WHAT YOU WILL DO |
Below are entries. Give back exactly the lines from the one containing "Convert this chart to Apache ECharts code." through the one containing "const kpiLabels = ['Doing", inclusive, without the pictures.

DATA SHOWN |
********

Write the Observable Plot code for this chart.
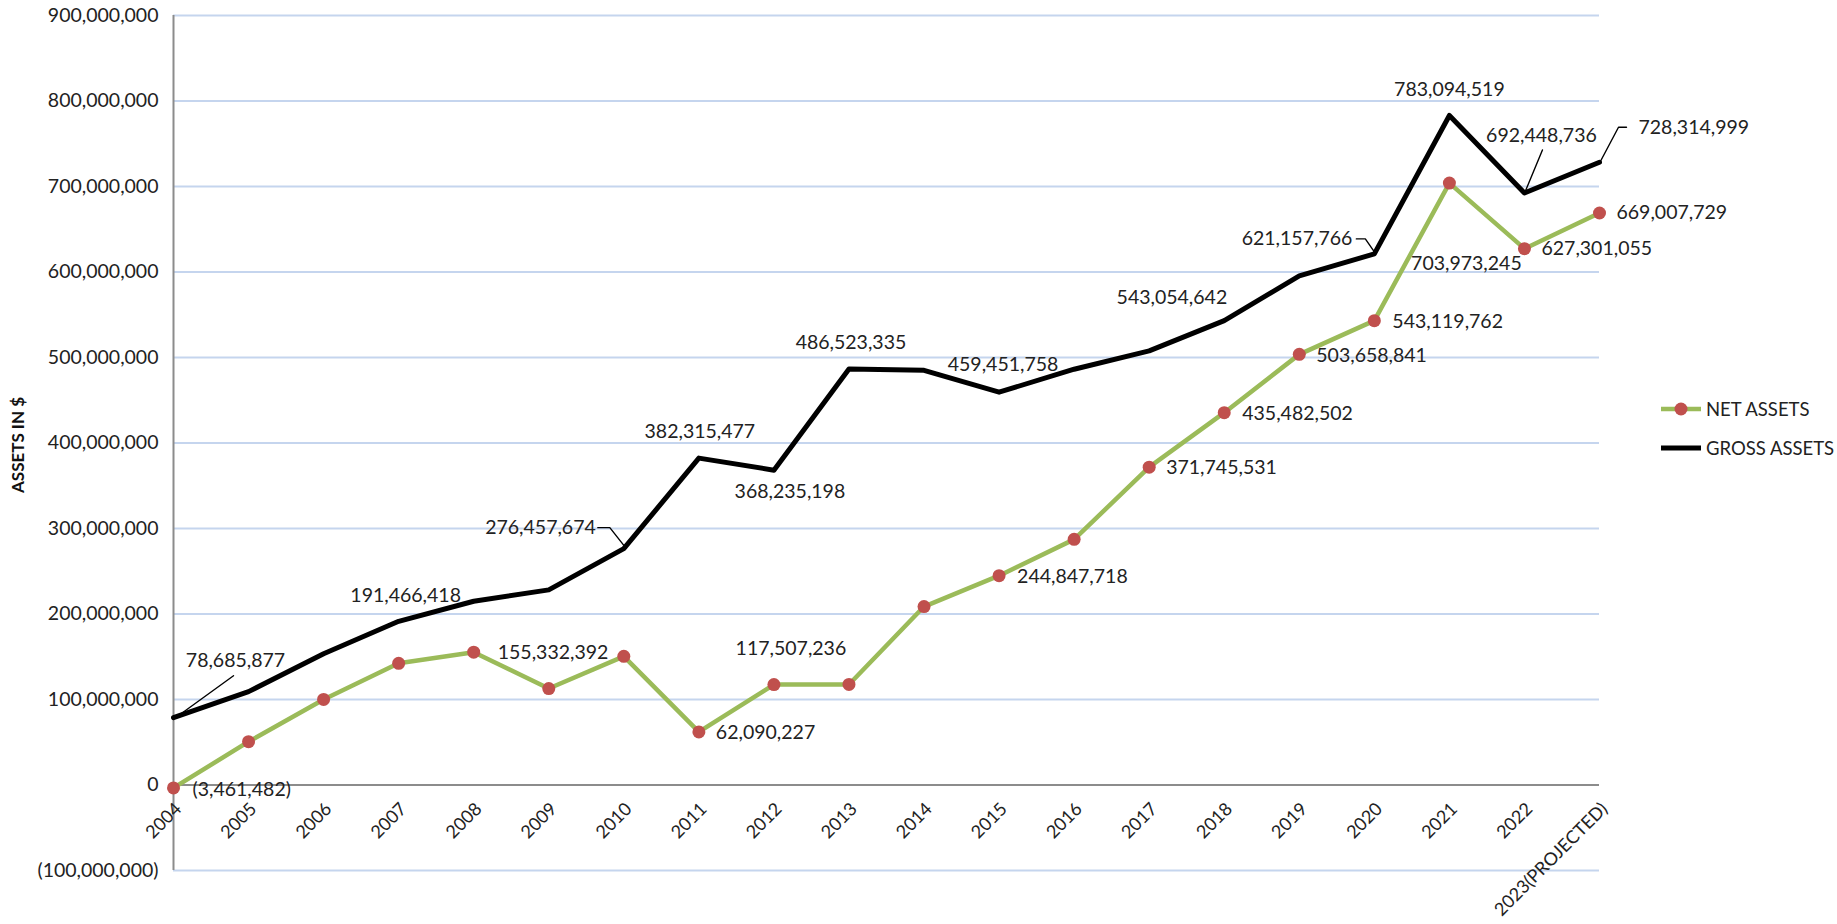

********

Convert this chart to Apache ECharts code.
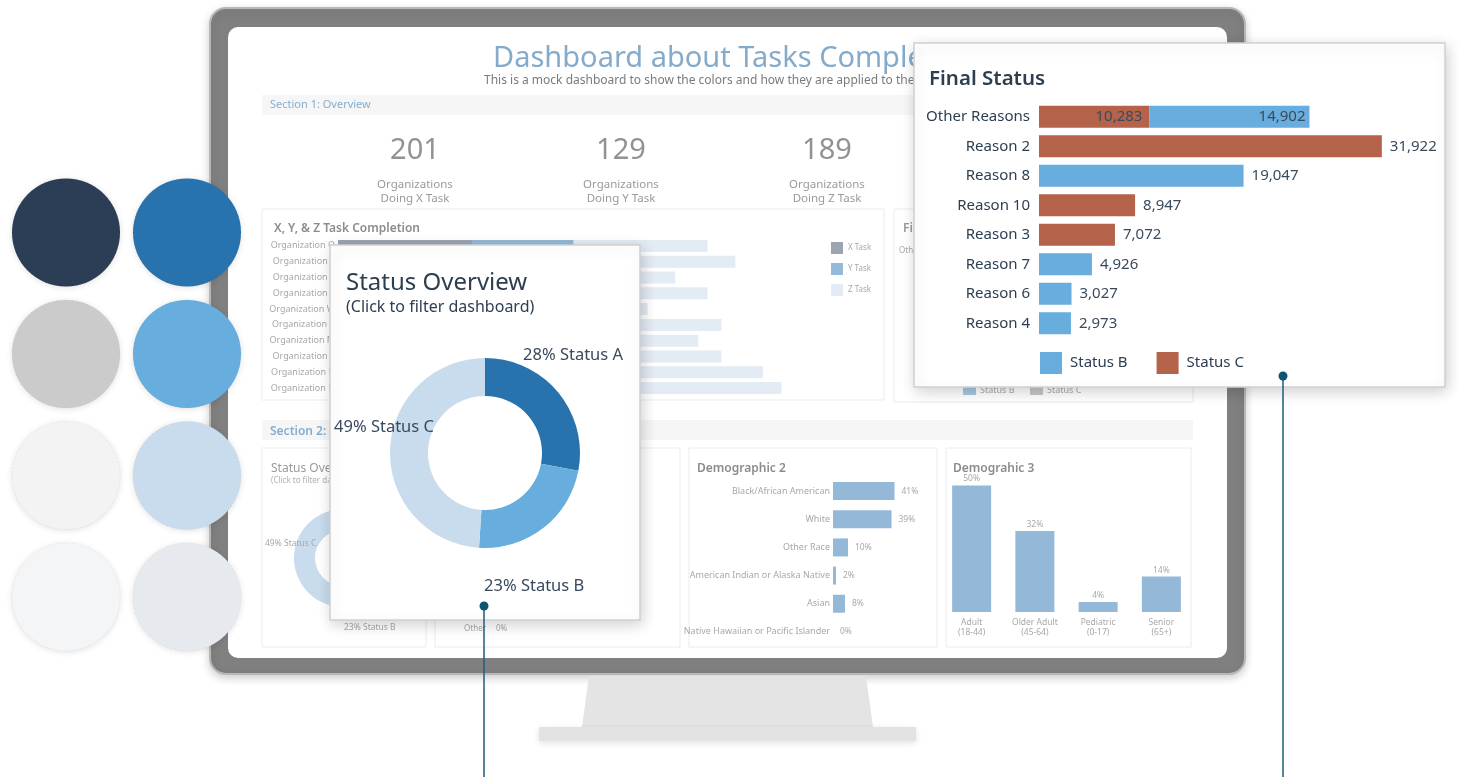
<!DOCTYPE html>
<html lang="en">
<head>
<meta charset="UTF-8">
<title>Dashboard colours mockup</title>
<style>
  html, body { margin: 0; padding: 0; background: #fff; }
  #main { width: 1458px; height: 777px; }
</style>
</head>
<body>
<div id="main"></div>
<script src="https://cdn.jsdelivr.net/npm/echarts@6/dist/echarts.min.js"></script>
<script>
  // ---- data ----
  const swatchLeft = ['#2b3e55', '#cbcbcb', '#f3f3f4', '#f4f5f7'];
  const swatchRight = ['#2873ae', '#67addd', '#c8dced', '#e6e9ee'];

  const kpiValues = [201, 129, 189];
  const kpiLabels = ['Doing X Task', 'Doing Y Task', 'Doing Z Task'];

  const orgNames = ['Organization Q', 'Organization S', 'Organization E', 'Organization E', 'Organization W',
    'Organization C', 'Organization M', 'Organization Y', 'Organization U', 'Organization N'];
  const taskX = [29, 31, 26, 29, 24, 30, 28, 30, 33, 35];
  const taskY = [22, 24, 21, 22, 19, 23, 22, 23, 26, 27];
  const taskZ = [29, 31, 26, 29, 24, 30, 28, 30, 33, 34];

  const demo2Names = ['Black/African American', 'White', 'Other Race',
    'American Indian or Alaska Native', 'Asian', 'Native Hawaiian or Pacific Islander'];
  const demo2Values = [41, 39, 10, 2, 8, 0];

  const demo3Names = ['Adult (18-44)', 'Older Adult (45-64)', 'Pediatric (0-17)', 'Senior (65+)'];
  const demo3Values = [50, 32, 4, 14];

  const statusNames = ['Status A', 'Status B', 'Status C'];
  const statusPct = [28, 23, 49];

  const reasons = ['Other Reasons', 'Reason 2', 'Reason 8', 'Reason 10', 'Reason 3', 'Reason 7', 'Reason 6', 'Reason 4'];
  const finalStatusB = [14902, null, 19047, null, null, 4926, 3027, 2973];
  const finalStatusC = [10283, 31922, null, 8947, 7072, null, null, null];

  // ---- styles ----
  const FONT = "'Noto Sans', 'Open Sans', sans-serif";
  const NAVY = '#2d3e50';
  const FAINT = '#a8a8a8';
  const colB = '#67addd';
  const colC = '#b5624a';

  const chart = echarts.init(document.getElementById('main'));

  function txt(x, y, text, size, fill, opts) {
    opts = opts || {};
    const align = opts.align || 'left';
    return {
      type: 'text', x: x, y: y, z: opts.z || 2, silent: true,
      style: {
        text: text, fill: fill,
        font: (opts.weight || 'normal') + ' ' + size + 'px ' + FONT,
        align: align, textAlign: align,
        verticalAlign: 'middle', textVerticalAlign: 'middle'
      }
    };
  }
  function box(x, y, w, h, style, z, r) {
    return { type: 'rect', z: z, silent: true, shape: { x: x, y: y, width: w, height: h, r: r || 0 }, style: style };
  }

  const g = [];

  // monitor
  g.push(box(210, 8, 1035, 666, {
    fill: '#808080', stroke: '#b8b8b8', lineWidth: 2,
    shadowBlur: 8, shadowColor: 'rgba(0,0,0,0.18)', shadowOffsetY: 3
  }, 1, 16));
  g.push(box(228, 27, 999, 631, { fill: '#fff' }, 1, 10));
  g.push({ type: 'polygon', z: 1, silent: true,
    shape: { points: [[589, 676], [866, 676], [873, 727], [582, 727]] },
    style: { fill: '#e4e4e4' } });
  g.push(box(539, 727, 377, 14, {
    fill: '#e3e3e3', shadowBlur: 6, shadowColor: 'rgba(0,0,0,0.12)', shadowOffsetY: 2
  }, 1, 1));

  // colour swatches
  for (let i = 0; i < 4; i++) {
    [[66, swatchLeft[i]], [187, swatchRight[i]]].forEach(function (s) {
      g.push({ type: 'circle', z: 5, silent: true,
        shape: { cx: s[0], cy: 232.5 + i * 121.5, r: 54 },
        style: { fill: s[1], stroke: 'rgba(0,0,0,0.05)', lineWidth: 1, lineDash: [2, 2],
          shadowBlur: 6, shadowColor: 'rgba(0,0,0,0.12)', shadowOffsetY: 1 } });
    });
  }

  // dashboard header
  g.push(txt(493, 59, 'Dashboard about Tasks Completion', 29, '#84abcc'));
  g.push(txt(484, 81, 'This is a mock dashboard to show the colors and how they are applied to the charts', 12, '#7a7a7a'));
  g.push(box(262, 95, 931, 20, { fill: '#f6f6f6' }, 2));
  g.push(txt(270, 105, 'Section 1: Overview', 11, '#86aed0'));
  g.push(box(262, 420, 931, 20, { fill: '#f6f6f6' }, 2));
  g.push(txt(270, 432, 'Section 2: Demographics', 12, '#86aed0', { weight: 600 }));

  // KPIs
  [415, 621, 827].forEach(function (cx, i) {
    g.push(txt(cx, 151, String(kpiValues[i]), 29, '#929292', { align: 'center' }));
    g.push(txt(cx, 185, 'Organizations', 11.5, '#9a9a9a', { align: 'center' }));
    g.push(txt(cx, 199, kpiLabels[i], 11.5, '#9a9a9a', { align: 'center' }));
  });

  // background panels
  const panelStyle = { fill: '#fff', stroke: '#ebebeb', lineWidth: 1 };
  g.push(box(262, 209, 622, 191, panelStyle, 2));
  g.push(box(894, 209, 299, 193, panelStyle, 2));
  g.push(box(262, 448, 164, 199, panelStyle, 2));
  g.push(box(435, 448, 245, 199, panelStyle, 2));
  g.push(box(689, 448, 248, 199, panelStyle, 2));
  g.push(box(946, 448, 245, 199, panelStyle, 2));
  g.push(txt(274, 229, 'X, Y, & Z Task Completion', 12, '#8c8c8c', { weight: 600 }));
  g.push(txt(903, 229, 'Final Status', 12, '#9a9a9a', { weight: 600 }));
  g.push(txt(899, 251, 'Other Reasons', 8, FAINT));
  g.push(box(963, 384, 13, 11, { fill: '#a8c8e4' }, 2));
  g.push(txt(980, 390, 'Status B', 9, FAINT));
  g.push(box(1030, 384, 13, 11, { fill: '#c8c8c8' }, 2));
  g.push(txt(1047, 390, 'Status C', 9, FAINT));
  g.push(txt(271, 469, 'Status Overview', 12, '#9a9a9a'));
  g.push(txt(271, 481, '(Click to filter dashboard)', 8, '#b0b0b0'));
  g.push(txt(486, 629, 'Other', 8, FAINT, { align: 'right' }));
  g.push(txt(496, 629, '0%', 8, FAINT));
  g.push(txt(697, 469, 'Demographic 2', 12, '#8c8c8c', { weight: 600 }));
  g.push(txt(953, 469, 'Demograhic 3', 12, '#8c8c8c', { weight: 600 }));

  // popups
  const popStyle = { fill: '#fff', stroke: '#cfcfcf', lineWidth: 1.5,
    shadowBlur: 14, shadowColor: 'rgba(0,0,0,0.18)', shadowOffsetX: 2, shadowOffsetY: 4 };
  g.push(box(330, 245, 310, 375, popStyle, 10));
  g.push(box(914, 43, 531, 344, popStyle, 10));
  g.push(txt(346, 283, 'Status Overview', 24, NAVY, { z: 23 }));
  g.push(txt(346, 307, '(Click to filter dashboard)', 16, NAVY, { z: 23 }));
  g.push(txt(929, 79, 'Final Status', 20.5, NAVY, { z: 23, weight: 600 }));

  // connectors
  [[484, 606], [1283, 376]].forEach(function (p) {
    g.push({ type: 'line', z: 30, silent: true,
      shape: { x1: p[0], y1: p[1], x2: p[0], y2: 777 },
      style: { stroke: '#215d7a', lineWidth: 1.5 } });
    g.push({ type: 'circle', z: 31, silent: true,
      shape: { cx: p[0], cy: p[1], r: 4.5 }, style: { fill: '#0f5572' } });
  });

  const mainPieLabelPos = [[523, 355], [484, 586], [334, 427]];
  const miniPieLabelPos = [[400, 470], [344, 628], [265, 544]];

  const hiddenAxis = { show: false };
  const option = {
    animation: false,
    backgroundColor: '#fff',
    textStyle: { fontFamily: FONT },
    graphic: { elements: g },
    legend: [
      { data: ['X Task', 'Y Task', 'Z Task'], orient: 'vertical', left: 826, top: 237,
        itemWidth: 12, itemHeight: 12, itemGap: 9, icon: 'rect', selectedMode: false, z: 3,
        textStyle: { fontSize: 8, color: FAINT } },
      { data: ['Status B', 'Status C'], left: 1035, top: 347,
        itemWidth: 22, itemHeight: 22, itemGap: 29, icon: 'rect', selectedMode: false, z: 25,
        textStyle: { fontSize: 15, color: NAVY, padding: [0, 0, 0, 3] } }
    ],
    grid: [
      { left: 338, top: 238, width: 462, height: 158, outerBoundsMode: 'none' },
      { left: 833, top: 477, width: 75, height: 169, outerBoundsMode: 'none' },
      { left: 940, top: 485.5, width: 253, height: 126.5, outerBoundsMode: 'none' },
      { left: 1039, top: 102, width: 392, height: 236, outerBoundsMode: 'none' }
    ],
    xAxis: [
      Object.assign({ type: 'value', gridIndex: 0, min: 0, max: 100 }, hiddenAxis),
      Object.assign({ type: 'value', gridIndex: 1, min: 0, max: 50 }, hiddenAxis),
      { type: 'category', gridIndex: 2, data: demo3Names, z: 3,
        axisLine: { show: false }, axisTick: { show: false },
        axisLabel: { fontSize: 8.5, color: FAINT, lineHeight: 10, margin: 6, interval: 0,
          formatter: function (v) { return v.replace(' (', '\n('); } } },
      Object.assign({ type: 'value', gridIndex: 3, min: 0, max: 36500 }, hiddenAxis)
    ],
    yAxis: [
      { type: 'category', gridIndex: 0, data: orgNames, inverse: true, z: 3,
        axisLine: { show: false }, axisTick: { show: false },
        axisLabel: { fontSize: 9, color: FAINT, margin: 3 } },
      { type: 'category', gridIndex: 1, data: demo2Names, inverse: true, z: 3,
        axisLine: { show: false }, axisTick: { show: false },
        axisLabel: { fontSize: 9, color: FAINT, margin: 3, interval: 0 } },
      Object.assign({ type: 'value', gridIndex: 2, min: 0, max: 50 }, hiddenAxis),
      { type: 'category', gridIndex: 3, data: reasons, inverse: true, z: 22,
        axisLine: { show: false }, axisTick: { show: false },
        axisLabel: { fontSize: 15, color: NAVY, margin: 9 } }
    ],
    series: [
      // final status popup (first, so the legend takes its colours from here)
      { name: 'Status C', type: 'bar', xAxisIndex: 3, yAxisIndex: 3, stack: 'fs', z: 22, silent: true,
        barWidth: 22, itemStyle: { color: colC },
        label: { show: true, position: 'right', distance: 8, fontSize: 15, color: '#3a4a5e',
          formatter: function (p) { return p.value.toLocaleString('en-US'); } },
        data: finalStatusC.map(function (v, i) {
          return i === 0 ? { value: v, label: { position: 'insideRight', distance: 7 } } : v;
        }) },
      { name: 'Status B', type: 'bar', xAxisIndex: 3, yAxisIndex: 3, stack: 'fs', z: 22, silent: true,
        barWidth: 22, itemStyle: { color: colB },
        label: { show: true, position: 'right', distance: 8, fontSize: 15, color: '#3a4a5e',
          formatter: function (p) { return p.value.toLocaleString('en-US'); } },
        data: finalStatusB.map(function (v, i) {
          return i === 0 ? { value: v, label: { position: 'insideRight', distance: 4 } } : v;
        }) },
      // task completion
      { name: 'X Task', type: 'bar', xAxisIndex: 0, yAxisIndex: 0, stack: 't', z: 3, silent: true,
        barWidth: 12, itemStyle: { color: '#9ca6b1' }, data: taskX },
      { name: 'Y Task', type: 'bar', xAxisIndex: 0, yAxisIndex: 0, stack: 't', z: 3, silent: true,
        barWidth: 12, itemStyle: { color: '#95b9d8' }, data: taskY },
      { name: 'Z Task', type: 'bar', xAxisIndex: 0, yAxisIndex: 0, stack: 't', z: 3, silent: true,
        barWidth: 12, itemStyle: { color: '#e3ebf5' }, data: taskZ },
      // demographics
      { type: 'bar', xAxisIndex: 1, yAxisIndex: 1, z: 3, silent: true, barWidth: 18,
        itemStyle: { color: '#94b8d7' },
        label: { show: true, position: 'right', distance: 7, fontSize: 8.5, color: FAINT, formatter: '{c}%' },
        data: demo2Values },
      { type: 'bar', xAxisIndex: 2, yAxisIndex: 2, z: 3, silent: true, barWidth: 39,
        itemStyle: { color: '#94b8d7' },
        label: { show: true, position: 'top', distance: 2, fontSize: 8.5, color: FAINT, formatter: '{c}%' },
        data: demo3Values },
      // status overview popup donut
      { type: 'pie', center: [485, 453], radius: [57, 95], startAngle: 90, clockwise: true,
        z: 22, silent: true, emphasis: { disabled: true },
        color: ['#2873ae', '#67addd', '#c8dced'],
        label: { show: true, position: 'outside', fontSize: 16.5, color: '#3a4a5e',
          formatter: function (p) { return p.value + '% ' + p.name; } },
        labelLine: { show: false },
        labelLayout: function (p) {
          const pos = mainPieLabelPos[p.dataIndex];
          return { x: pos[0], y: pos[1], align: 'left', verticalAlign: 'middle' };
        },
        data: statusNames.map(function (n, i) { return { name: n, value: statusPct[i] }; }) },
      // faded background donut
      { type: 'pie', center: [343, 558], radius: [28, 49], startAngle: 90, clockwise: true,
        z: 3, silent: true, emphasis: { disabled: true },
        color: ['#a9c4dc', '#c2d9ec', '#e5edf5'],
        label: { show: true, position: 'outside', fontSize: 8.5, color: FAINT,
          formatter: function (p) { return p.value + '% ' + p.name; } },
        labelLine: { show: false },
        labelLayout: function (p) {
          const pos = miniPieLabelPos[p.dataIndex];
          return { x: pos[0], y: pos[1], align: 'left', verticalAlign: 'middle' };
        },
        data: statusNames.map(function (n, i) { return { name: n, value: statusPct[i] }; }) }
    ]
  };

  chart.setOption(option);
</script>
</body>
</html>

********

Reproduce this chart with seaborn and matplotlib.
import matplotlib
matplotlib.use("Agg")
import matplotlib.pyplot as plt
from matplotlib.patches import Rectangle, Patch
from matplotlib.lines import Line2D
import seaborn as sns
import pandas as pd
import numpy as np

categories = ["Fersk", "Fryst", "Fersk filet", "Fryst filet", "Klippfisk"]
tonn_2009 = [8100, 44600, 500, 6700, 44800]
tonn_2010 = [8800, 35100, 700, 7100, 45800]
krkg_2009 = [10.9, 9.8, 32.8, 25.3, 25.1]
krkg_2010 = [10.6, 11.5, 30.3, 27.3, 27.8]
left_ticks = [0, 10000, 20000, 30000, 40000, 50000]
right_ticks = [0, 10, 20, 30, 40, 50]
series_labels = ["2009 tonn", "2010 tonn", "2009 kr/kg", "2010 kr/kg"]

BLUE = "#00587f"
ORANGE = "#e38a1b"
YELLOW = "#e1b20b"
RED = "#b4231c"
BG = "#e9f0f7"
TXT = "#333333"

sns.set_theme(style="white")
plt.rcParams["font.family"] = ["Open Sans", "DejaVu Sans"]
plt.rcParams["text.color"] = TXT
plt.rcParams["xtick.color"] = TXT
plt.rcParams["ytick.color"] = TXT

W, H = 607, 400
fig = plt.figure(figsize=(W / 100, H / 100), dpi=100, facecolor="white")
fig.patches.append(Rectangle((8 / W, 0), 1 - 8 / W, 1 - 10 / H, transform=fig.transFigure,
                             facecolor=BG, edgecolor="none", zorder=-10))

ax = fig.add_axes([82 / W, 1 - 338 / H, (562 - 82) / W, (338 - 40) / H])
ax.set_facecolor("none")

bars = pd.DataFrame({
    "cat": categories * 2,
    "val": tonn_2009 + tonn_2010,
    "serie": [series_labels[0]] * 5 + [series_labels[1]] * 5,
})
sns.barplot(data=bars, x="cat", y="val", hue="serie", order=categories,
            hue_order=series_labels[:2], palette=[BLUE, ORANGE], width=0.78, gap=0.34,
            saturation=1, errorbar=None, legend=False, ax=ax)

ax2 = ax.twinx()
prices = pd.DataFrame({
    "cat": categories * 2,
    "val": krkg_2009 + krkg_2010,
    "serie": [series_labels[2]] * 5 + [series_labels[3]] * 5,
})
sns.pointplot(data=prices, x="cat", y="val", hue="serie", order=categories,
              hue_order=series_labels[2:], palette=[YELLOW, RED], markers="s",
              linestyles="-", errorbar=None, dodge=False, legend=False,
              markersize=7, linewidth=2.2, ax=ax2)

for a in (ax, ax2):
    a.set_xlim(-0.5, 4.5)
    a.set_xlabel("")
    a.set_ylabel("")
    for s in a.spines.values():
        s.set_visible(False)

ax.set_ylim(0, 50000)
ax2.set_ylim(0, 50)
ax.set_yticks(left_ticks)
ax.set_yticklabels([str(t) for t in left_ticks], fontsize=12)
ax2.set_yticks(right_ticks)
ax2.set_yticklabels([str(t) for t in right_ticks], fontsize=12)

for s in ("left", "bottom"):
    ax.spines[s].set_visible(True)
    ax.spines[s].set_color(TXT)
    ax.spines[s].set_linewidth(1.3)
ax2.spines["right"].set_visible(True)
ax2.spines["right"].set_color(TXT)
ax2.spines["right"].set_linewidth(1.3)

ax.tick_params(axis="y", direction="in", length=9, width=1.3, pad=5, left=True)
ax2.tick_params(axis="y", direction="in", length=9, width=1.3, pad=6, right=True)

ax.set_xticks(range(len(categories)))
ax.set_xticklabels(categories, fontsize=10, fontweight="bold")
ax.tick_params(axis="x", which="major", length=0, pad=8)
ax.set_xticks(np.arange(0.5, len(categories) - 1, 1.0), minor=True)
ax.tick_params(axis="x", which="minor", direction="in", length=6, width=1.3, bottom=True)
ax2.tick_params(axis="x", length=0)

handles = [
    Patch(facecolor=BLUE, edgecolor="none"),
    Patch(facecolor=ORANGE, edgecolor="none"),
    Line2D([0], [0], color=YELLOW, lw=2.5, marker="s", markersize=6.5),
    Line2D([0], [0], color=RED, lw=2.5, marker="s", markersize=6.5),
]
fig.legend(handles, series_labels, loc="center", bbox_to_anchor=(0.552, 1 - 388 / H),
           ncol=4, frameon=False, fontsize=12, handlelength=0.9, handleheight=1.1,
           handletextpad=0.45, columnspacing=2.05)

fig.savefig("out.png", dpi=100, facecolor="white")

********

REPLY |
Convert this chart to Apache ECharts code.
<!DOCTYPE html>
<html lang="en">
<head>
<meta charset="UTF-8">
<title>Dashboard colours mockup</title>
<style>
  html, body { margin: 0; padding: 0; background: #fff; }
  #main { width: 1458px; height: 777px; }
</style>
</head>
<body>
<div id="main"></div>
<script src="https://cdn.jsdelivr.net/npm/echarts@6/dist/echarts.min.js"></script>
<script>
  // ---- data ----
  const swatchLeft = ['#2b3e55', '#cbcbcb', '#f3f3f4', '#f4f5f7'];
  const swatchRight = ['#2873ae', '#67addd', '#c8dced', '#e6e9ee'];

  const kpiValues = [201, 129, 189];
  const kpiLabels = ['Doing X Task', 'Doing Y Task', 'Doing Z Task'];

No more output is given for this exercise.